HTML5 & Friends

HTML5 slide from Chris Heilmann's lecture

 

This week’s MoJo featured more great material from Chris Heilmann, John Resig, and Jesse James Garrett that mostly focused on building a user experience.  Of course, when thinking about open projects “user” takes on an expanded meaning and, as Resig stressed, every user is a potential future collaborator.  In a previous post I talked about the old design of Re:Poste that featured some of the ideas discussed last week, but compared to the sites we saw presented this week, really shows its age both conceptually and technologically.  This week I’m doing some v2.0 design prototypes that take advantage of some of newer possibilities.

To start, I’m throwing out the pseudo-window that contained the old design.  It’s no longer necessary: it was intended to create context, but with the development of microformats and some new CSS3 tricks we can do much better.  The application Readability demonstrates this to great effect by transforming content from its original look and feel to a beautiful, text-centric look:

Readability, applied to a Fox News article

Readability, applied to a Fox News article

 

This is a perfect technique for an application like Re:Poste.  Instead of trying to fit everything into a little window that loads on top of the article and all its clutter, I can free the text and overlay my own interface that emphasizes just the content and the commentary.  Even better, I already know it works despite the fact that Fox News doesn’t actually use the microformats Readability asks for.  They appear to just be parsing the site’s div ids and classes, which means that I can do the same thing on a variety of sites (though it’s more labor intensive than microformats).

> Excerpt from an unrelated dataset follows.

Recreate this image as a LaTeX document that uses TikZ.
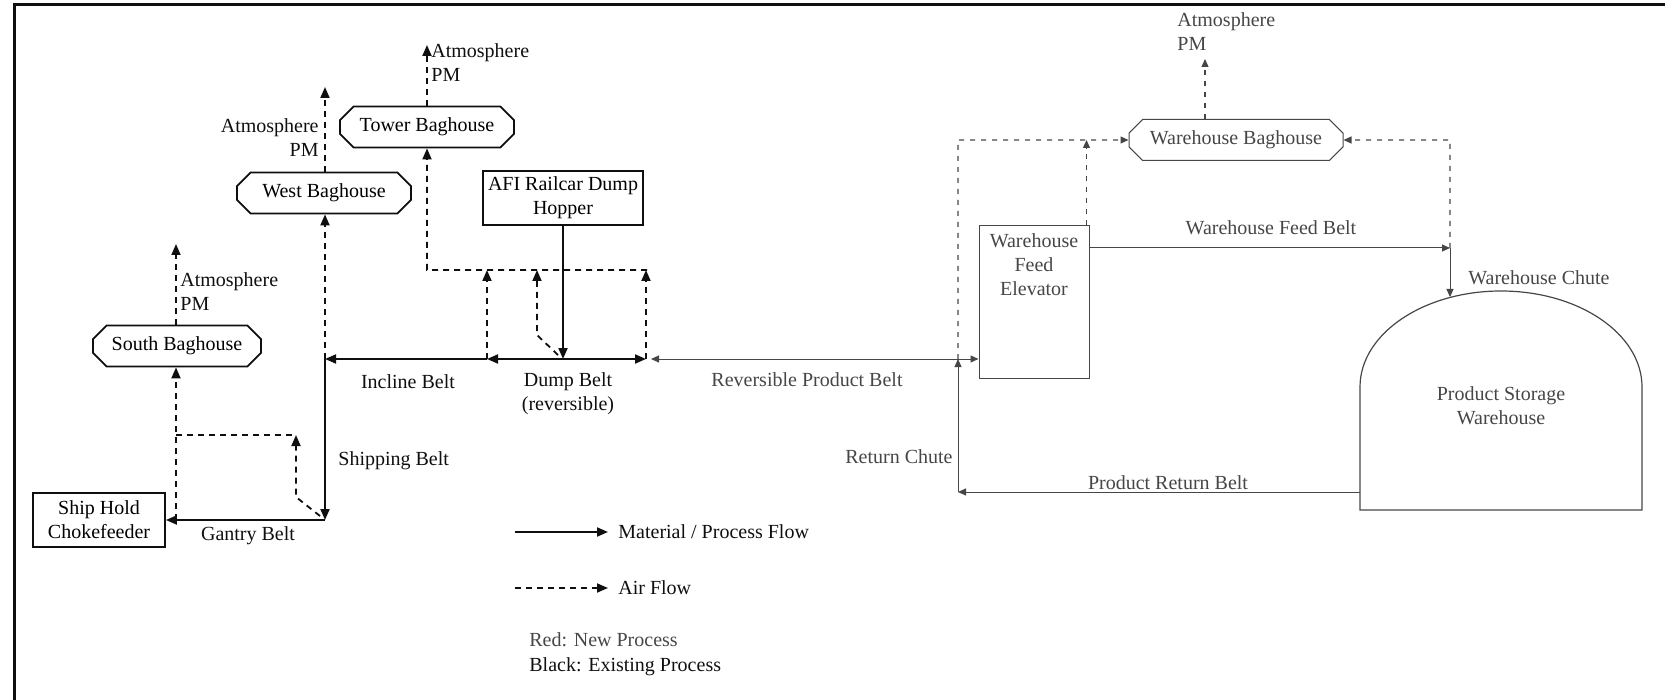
\documentclass[tikz,border=0pt]{standalone}
\usepackage{fontspec}
\setmainfont{Liberation Serif}
\usetikzlibrary{shapes.misc, arrows.meta, positioning, calc}
\usepackage{xcolor}
\definecolor{oldink}{RGB}{15, 15, 15}
\definecolor{newink}{RGB}{70, 70, 70}
\tikzset{
  bag/.style={
    chamfered rectangle, chamfered rectangle xsep=4pt, chamfered rectangle ysep=2.8pt,
    draw=oldink, line width=0.9pt, align=center,
    font=\normalsize, inner sep=2pt, minimum height=20.5pt
  },
  nbag/.style={bag, draw=newink, line width=0.5pt, text=newink},
  ebox/.style={
    rectangle, draw=oldink, line width=0.9pt, align=center,
    font=\normalsize, inner sep=1.5pt
  },
  nbox/.style={ebox, draw=newink, line width=0.5pt, text=newink},
  lbl/.style={font=\normalsize, text=oldink, inner sep=1pt, align=center},
  nlbl/.style={lbl, text=newink},
  arr/.style={-{Triangle[length=5.5pt, width=4.5pt]}, line width=1pt, color=oldink},
  darr/.style={-{Triangle[length=5.5pt, width=4.5pt]}, dash pattern=on 3pt off 2.5pt, line width=0.9pt, color=oldink},
  duct/.style={dash pattern=on 3pt off 2.5pt, line width=0.9pt, color=oldink},
  narr/.style={-{Triangle[length=4pt, width=3.5pt]}, line width=0.5pt, color=newink},
  nbarr/.style={{Triangle[length=4pt, width=3.5pt]}-{Triangle[length=4pt, width=3.5pt]}, line width=0.5pt, color=newink},
  ndarr/.style={-{Triangle[length=4pt, width=3.5pt]}, dash pattern=on 2.5pt off 3pt, line width=0.6pt, color=newink},
}

\begin{document}
\begin{tikzpicture}[x=0.5pt, y=-0.5pt]
    \useasboundingbox (0,0) rectangle (1665,700);
    \draw[line width=1.5pt, oldink] (1665,5) -- (14,5) -- (14,700);

    \node[bag, minimum width=84pt] (south) at (177,346) {South Baghouse};
    \node[bag, minimum width=87pt] (west)  at (324,193) {West Baghouse};
    \node[bag, minimum width=87pt] (tower) at (427,127) {Tower Baghouse};
    \node[ebox, minimum width=80pt, minimum height=27pt] (hopper) at (563,198) {AFI Railcar Dump\\Hopper};
    \node[ebox, minimum width=66pt, minimum height=27pt] (ship)   at (99,520)  {Ship Hold\\Chokefeeder};

    \node[nbag, minimum width=107pt] (whbag) at (1236,140) {Warehouse Baghouse};
    \node[nbox, minimum width=55pt, minimum height=76pt] (elev) at (1034,302) {};
    \node[nlbl, below=3pt of elev.north] (elevtxt) {Warehouse\\Feed\\Elevator};

    \draw[newink, line width=0.6pt] (1360,510) -- (1360,387)
      arc[start angle=180, end angle=0, x radius=70.5pt, y radius=48pt] -- (1642,510) -- cycle;
    \node[nlbl] (store) at (1501,406) {Product Storage\\Warehouse};

    \coordinate (incL)  at (325,359);
    \coordinate (ganR)  at (325,520);
    \coordinate (dumpL) at (487,359);
    \coordinate (drop)  at (563,359);
    \coordinate (dumpR) at (646,359);
    \coordinate (revL)  at (651,359);
    \coordinate (retT)  at (958,359);
    \coordinate (retB)  at (958,492);
    \coordinate (domeL) at (1360,492);
    \coordinate (feedR) at (1450,248);
    \coordinate (domeT) at (1450,297);

    \draw[arr] (hopper) -- (drop);
    \draw[arr] (drop) -- (dumpL);
    \draw[arr] (drop) -- (dumpR);
    \draw[arr] (dumpL) -- (incL);
    \draw[arr] (incL) -- (ganR);
    \draw[arr] (ganR) -- (ship);

    \draw[nbarr] (revL) -- (revL -| elev.west);
    \draw[narr] (retB) -- (retT);
    \draw[narr] (domeL) -- (retB);
    \draw[narr] (elev.east |- feedR) -- (feedR);
    \draw[narr] (feedR) -- (domeT);

    \coordinate (atmS) at (176,244);
    \coordinate (airS) at (176,520);
    \coordinate (airJ) at (176,435);
    \coordinate (airK) at (296,435);
    \coordinate (airKb) at (296,497);
    \draw[darr] (south.north -| atmS) -- (atmS);
    \node[lbl, align=left, anchor=west] (atmStxt) at (178,292) {Atmosphere\\PM};
    \draw[darr] (airS) -- (airS |- south.south);
    \draw[duct] (airJ) -- (airK);
    \draw[darr] ($(ganR)+(-5,-4)$) -- (airKb) -- (airK);

    \coordinate (atmW) at (325,87);
    \draw[darr] (incL) -- (incL |- west.south);
    \draw[darr] (west.north -| atmW) -- (atmW);
    \node[lbl, align=right, anchor=east] (atmWtxt) at (321,138) {Atmosphere\\PM};

    \coordinate (atmT)  at (427,45);
    \coordinate (ductW) at (427,270);
    \coordinate (ductE) at (647,270);
    \coordinate (dropK) at (537,335);
    \draw[darr] (tower) -- (atmT);
    \node[lbl, align=left, anchor=west] (atmTtxt) at (429,63) {Atmosphere\\PM};
    \draw[darr] (ductE) -- (ductW) -- (tower);
    \foreach \c in {dumpL, dumpR}
      \draw[darr] (\c) -- (\c |- ductW);
    \draw[darr] ($(drop)+(-5,-4)$) -- (dropK) -- (dropK |- ductW);

    \coordinate (atmH) at (1205,59);
    \coordinate (elevA) at ($(elev.north east)+(-3,0)$);
    \draw[ndarr] (whbag.north -| atmH) -- (atmH);
    \node[nlbl, align=left, anchor=west] (atmHtxt) at (1175,32) {Atmosphere\\PM};
    \draw[ndarr] (retT) -- (retT |- whbag) -- (whbag);
    \draw[ndarr] (elevA) -- (elevA |- whbag.west);
    \draw[ndarr] (feedR) -- (feedR |- whbag) -- (whbag);

    \node[lbl] (gantry) at (248,536) {Gantry Belt};
    \node[lbl, anchor=west] (shipping) at (336,461) {Shipping Belt};
    \node[lbl] (incline) at (408,382) {Incline Belt};
    \node[lbl] (dump) at (568,394) {Dump Belt\\(reversible)};
    \node[nlbl] (revbelt) at (807,380) {Reversible Product Belt};
    \node[nlbl, anchor=east] (retchute) at (955,457) {Return Chute};
    \node[nlbl] (retbelt) at (1168,483) {Product Return Belt};
    \node[nlbl] (feedbelt) at (1271,228) {Warehouse Feed Belt};
    \node[nlbl, anchor=west] (chute) at (1466,278) {Warehouse Chute};

    \coordinate (legA) at (515,532);
    \coordinate (legB) at (608,532);
    \coordinate (legC) at (515,588);
    \coordinate (legD) at (608,588);
    \draw[arr] (legA) -- (legB);
    \node[lbl, right=4pt of legB] (legM) {Material / Process Flow};
    \draw[darr] (legC) -- (legD);
    \node[lbl, right=4pt of legD] (legF) {Air Flow};
    \node[nlbl, anchor=west] (legR) at (527,640) {Red: New Process};
    \node[lbl, anchor=west] (legK) at (527,667) {Black: Existing Process};
  \end{tikzpicture}
\end{document}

Now that the text is isolated I can start adding my data and metadata.  My first attempt looked like this:

Re:Poste 2, sketch 1

First sketch of a modern Re:Poste interface (click to enlarge)

 

This interface is starting to integrate the article with the commentary and recognize specific segments of the source content.  The strips along the left are color-coded data about the text to the right of them, the far left column characterizing the entire article, the second column is the paragraph level, and the third is line by line.  Click on any signifier and the pertinent section is highlighted, carrying over to the right where comments about that section are displayed.  In addition to the text, comments show the author’s rating of the highlighted section and their claim of expertise (the CFL icon, which is pretty horrendous).  While this version adds granularity and integrates with the article better than the original, there are obviously still some issues.

Re:Poste 2, sketch 2

Second Re:Poste 2 interface sketch (click to enlarge)

 

Sketch 2 changes the comment column to show all four rating options, with the vertical size proportional to the weight of comments in that category (this is a weighted trust metric that includes reputation and metaratings).  There are fewer icons to display data, but the data is used to adjust the order of comments.  I would still like to expose the raw data, but as long as it is represented I think the actual numbers can be hidden behind a button on the chrome.